Culture & Organisational Mindset

Culture cannot be imposed – it evolves through interaction

Organisational culture cannot be engineered mechanically. It develops through everyday interaction – through decisions, dialogue, conflict, leadership and shared responsibility.
Culture becomes visible in how people communicate, how they deal with differences, how they make decisions and how leadership is understood.

Mindset as the starting point

Culture begins with mindset. Mindset is shaped by personality, experience and self-understanding. At the same time, it unfolds in interaction with others.
When leaders act with clarity, respect and a sense of responsibility, they shape a culture that enables trust.
When dialogue is encouraged, mutual understanding grows.
When participation is possible, commitment increases.
Culture evolves through interaction – through contact, exchange and shared direction.

Shared vision and lived practice

A shared vision or jointly developed leadership principles provide orientation. But what truly matters is how they emerge and how they are lived in everyday practice.
In processes such as developing leadership guidelines or mission statements, the process itself already shapes culture:

  • How are different perspectives included?
  • How is cross-functional collaboration organised?
  • How are hierarchy and responsibility understood and redefined?

Cultural change often begins during the joint development of these foundations.

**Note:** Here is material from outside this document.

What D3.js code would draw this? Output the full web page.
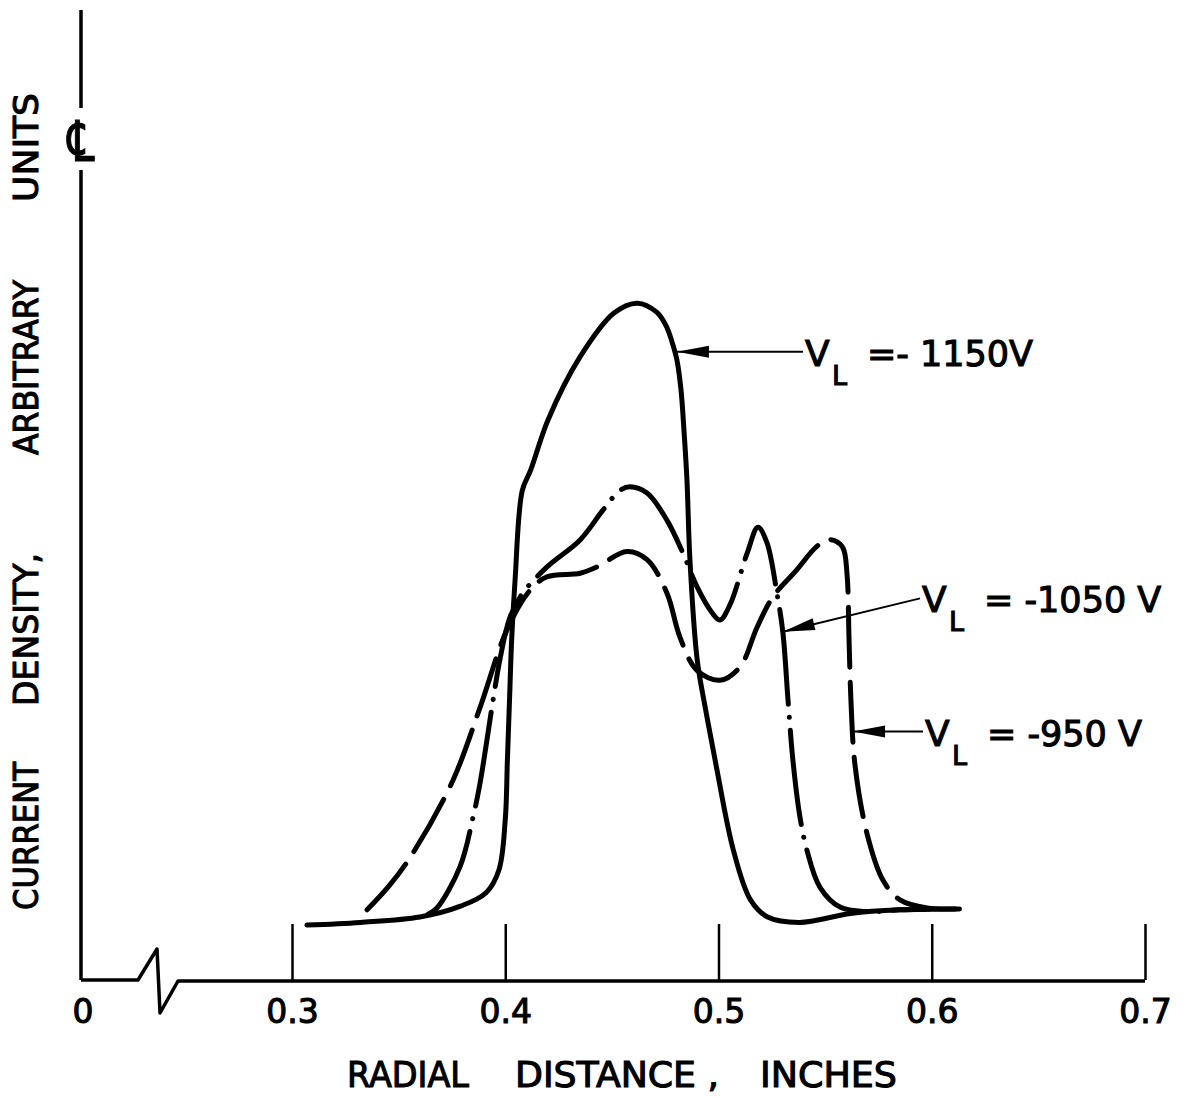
<!DOCTYPE html>
<html>
<head>
<meta charset="utf-8">
<script src="https://cdn.jsdelivr.net/npm/d3@7"></script>
<style>
  body { margin: 0; background: #fff; }
  text { font-family: "DejaVu Sans", sans-serif; fill: #000; }
</style>
</head>
<body>
<svg id="chart" width="1191" height="1098"></svg>
<script>
// ---- data ----
const xTicks = [0.3, 0.4, 0.5, 0.6, 0.7];
const tickLabels = ["0.3", "0.4", "0.5", "0.6", "0.7"];

// V_L = -1150 V (solid)
const x1150 = [0.307, 0.332, 0.360, 0.379, 0.391, 0.397, 0.400, 0.401, 0.402, 0.403, 0.4046, 0.408, 0.412, 0.420, 0.435, 0.451, 0.462, 0.471, 0.4754, 0.4782, 0.4805, 0.4824, 0.4838, 0.4852, 0.4866, 0.490, 0.494, 0.499, 0.507, 0.515, 0.523, 0.538, 0.562, 0.585, 0.613];
const y1150 = [0.61, 0.64, 0.70, 0.82, 0.97, 1.22, 1.78, 2.44, 3.11, 3.78, 4.44, 5.44, 5.67, 6.22, 6.92, 7.41, 7.52, 7.42, 7.27, 7.09, 6.89, 6.56, 6.11, 5.56, 4.67, 3.56, 3.00, 2.37, 1.44, 0.89, 0.70, 0.64, 0.74, 0.78, 0.79];

// V_L = -1050 V (dash-dot)
const x1050 = [0.3638, 0.368, 0.3788, 0.3849, 0.3882, 0.3943, 0.3975, 0.4022, 0.4083, 0.4196, 0.4351, 0.4458, 0.4538, 0.4585, 0.4665, 0.4758, 0.4834, 0.4899, 0.4970, 0.5007, 0.5054, 0.5134, 0.5185, 0.5227, 0.5274, 0.5302, 0.5326, 0.5349, 0.5382, 0.5415, 0.5476, 0.5570, 0.5696, 0.5851, 0.5992];
const y1050 = [0.73, 0.80, 1.26, 1.81, 2.19, 3.11, 3.56, 4.03, 4.30, 4.59, 4.89, 5.22, 5.44, 5.48, 5.41, 5.11, 4.74, 4.37, 4.08, 4.00, 4.17, 4.74, 5.03, 4.86, 4.30, 3.86, 3.11, 2.44, 1.81, 1.44, 1.03, 0.81, 0.76, 0.78, 0.79];

// V_L = -950 V (dashed)
const x950 = [0.3352, 0.3460, 0.3567, 0.3755, 0.3882, 0.4008, 0.4116, 0.4196, 0.4351, 0.4430, 0.4571, 0.4665, 0.4758, 0.4819, 0.4899, 0.5007, 0.5101, 0.5181, 0.5256, 0.5368, 0.5453, 0.5508, 0.5546, 0.5584, 0.5603, 0.5612, 0.5621, 0.5640, 0.5696, 0.5771, 0.5851, 0.5978, 0.6132];
const y950 = [0.78, 1.06, 1.41, 2.22, 3.03, 3.89, 4.33, 4.48, 4.52, 4.59, 4.76, 4.67, 4.30, 3.81, 3.44, 3.33, 3.48, 3.92, 4.26, 4.56, 4.80, 4.89, 4.88, 4.80, 4.50, 3.80, 3.11, 2.39, 1.63, 1.11, 0.89, 0.80, 0.79];

// arrows: tip and tail in data units
const arrowTipX = [0.4805, 0.5302, 0.5631];
const arrowTipY = [6.98, 3.87, 2.76];
const arrowTailX = [0.5396, 0.5945, 0.5959];
const arrowTailY = [6.98, 4.24, 2.76];
const labelNums = ["=- 1150V", "= -1050 V", "= -950 V"];

const yTitleWords = ["CURRENT", "DENSITY,", "ARBITRARY", "UNITS"];
const xTitleWords = ["RADIAL", "DISTANCE ,", "INCHES"];

// ---- layout ----
const svg = d3.select("#chart");
const originX = 81, baseY = 980;
const ink = 1.1; // extra stroke on lettering

const x = d3.scaleLinear().domain([0.3, 0.7]).range([292, 1145]);
const y = d3.scaleLinear().domain([0, 10]).range([baseY, 80]);

// y axis with centreline mark
svg.append("line").attr("x1", originX).attr("x2", originX).attr("y1", 10).attr("y2", 108)
  .attr("stroke", "#000").attr("stroke-width", 3.5);
svg.append("line").attr("x1", originX).attr("x2", originX).attr("y1", 170).attr("y2", baseY)
  .attr("stroke", "#000").attr("stroke-width", 3.5);
svg.append("text")
  .attr("transform", `translate(${originX},161) scale(0.75,1)`)
  .attr("text-anchor", "middle")
  .style("font-size", "56px").attr("stroke", "#000").attr("stroke-width", ink).text("\u2104");

// x axis baseline with break
svg.append("path")
  .attr("d", `M${originX},${baseY} L138,${baseY} L157,949 L160,1013 L178,${baseY + 1} L${x(0.7)},${baseY + 1}`)
  .attr("fill", "none").attr("stroke", "#000").attr("stroke-width", 3.5).attr("stroke-linejoin", "round");

const xAxis = d3.axisBottom(x).tickValues(xTicks).tickFormat((d, i) => tickLabels[i])
  .tickSizeInner(-56).tickSizeOuter(0).tickPadding(20);
const gx = svg.append("g").attr("transform", `translate(0,${baseY})`).call(xAxis);
gx.select(".domain").remove();
gx.selectAll(".tick line").attr("stroke", "#000").attr("stroke-width", 2.5);
gx.selectAll(".tick text").style("font-size", "33px").style("font-family", "DejaVu Sans")
  .attr("fill", "#000").attr("stroke", "#000").attr("stroke-width", ink);
svg.append("text").attr("x", originX + 2).attr("y", 1023).attr("text-anchor", "middle")
  .style("font-size", "33px").attr("stroke", "#000").attr("stroke-width", ink).text("0");

// curves
const line = d3.line().x(d => x(d[0])).y(d => y(d[1])).curve(d3.curveCatmullRom.alpha(0.5));
const series = [
  { xs: x1150, ys: y1150, dash: null },
  { xs: x1050, ys: y1050, dash: "95,13,0.1,13" },
  { xs: x950, ys: y950, dash: "60,15" }
];
series.forEach(s => {
  svg.append("path")
    .datum(s.xs.map((v, i) => [v, s.ys[i]]))
    .attr("d", line)
    .attr("fill", "none").attr("stroke", "#000").attr("stroke-width", 5)
    .attr("stroke-linecap", "round").attr("stroke-linejoin", "round")
    .attr("stroke-dasharray", s.dash);
});

// arrows and labels
arrowTipX.forEach((tx, i) => {
  const x0 = x(tx), y0 = y(arrowTipY[i]);
  const x1 = x(arrowTailX[i]), y1 = y(arrowTailY[i]);
  const ang = Math.atan2(y1 - y0, x1 - x0);
  const L = 32, W = 6;
  const bx = x0 + L * Math.cos(ang), by = y0 + L * Math.sin(ang);
  svg.append("line").attr("x1", x0).attr("y1", y0).attr("x2", x1).attr("y2", y1)
    .attr("stroke", "#000").attr("stroke-width", 2);
  svg.append("path")
    .attr("d", `M${x0},${y0} L${bx - W * Math.sin(ang)},${by + W * Math.cos(ang)} L${bx + W * Math.sin(ang)},${by - W * Math.cos(ang)} Z`)
    .attr("fill", "#000");
  const lx = x1 + 2, ly = y1 + 14;
  svg.append("text").attr("x", lx).attr("y", ly).style("font-size", "36px")
    .attr("stroke", "#000").attr("stroke-width", ink).text("V");
  svg.append("text").attr("x", lx + 27).attr("y", ly + 19).style("font-size", "27px")
    .attr("stroke", "#000").attr("stroke-width", ink).text("L");
  svg.append("text").attr("x", lx + 62).attr("y", ly).style("font-size", "35px")
    .attr("stroke", "#000").attr("stroke-width", ink).attr("xml:space", "preserve")
    .text(labelNums[i]);
});

// y title (rotated words)
const yWordBottom = [910, 706, 455, 202];
const yWordTop = [762, 553, 280, 93];
yTitleWords.forEach((w, i) => {
  svg.append("text")
    .attr("transform", `translate(38,${yWordBottom[i]}) rotate(-90)`)
    .attr("textLength", yWordBottom[i] - yWordTop[i]).attr("lengthAdjust", "spacingAndGlyphs")
    .style("font-size", "34px").attr("stroke", "#000").attr("stroke-width", ink)
    .text(w);
});

// x title
const xWordLeft = [347, 515, 760];
const xWordRight = [469, 719, 897];
xTitleWords.forEach((w, i) => {
  svg.append("text").attr("x", xWordLeft[i]).attr("y", 1087)
    .attr("textLength", xWordRight[i] - xWordLeft[i]).attr("lengthAdjust", "spacingAndGlyphs")
    .attr("xml:space", "preserve")
    .style("font-size", "35px").attr("stroke", "#000").attr("stroke-width", ink)
    .text(w);
});
</script>
</body>
</html>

Culture work as a development process

I support organisations in:

  • Developing leadership principles and mission statements
  • Designing dialogue-based participation processes
  • Reflecting and clarifying organisational values
  • Building a learning-oriented culture
  • Connecting strategy, structure and mindset

Culture work is not an isolated project. It is a long-term development process.

What does this create?

When culture and mindset are consciously shaped:

  • Responsibility increases
  • Collaboration across functions strengthens
  • Leadership becomes clearer and more dialogue-oriented
  • Hierarchies become transparent rather than rigid
  • Organisational learning capacity grows

Culture is not a static state. It is a dynamic process – and a key foundation for long-term viability.